In a residential area of the city, called Sandbridge, several miles south of the tourist hotels, Jeff Denardo set up a do-it-yourself storm protection shop in a dusty parking lot where Sandbridge Road dead-ends at the ocean.
He called his enterprise “Wheeling and Dealing” and offered four-by-eight-foot sheets of plywood for $11.50 and $13.50 each, depending on thickness. Within two hours, he had sold 70 sheets to homeowners boarding up their windows. He also offered hammers, nails and masking tape.
In Virginia Beach and 20 miles away in Norfolk, where the U.S. Navy maintains its largest base, dozens of aircraft and warships were sent out of harm’s way--the ships to sea, where they are less vulnerable, and the planes to bases out of the storm’s path.
The Navy sandbagged vulnerable sections of its Dam Neck Fleet Combat Training Center and evacuated about 1,800 people from the base.
Virginia Gov. L. Douglas Wilder declared a state of emergency and placed the National Guard on alert.
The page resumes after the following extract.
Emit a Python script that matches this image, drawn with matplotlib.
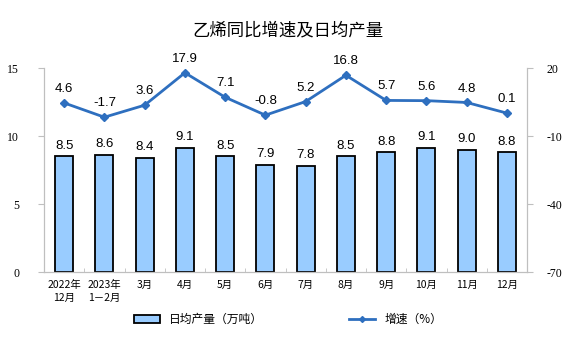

Lamb reported from Duck, N.C.; Gerstenzang from Virginia Beach, Va. Special correspondent Mike Clary in Atlantic Beach, N.C., and Times staff writers Eric Harrison in New Bern, N.C., and Richard E. Meyer in Los Angeles contributed to this story.
A Coastal Attack
Forecasters predicted that coastal areas would get 4- to 8-foot storm surges, on top of tides that were already high because of a full moon. The surges are triggered in the storm’s eye, when a violent drop in pressure creates a “plunger effect.” Walls of high water radiate outward, flooding low coastal areas.
Surges cause drownings and property damage.
How a Storm Destroys a Home
1) Pressure differences from high winds force low roof upward.
2) Winds get under porch or over-heads and lift roof.
3) Wind rushing into broken windows helps lift roof.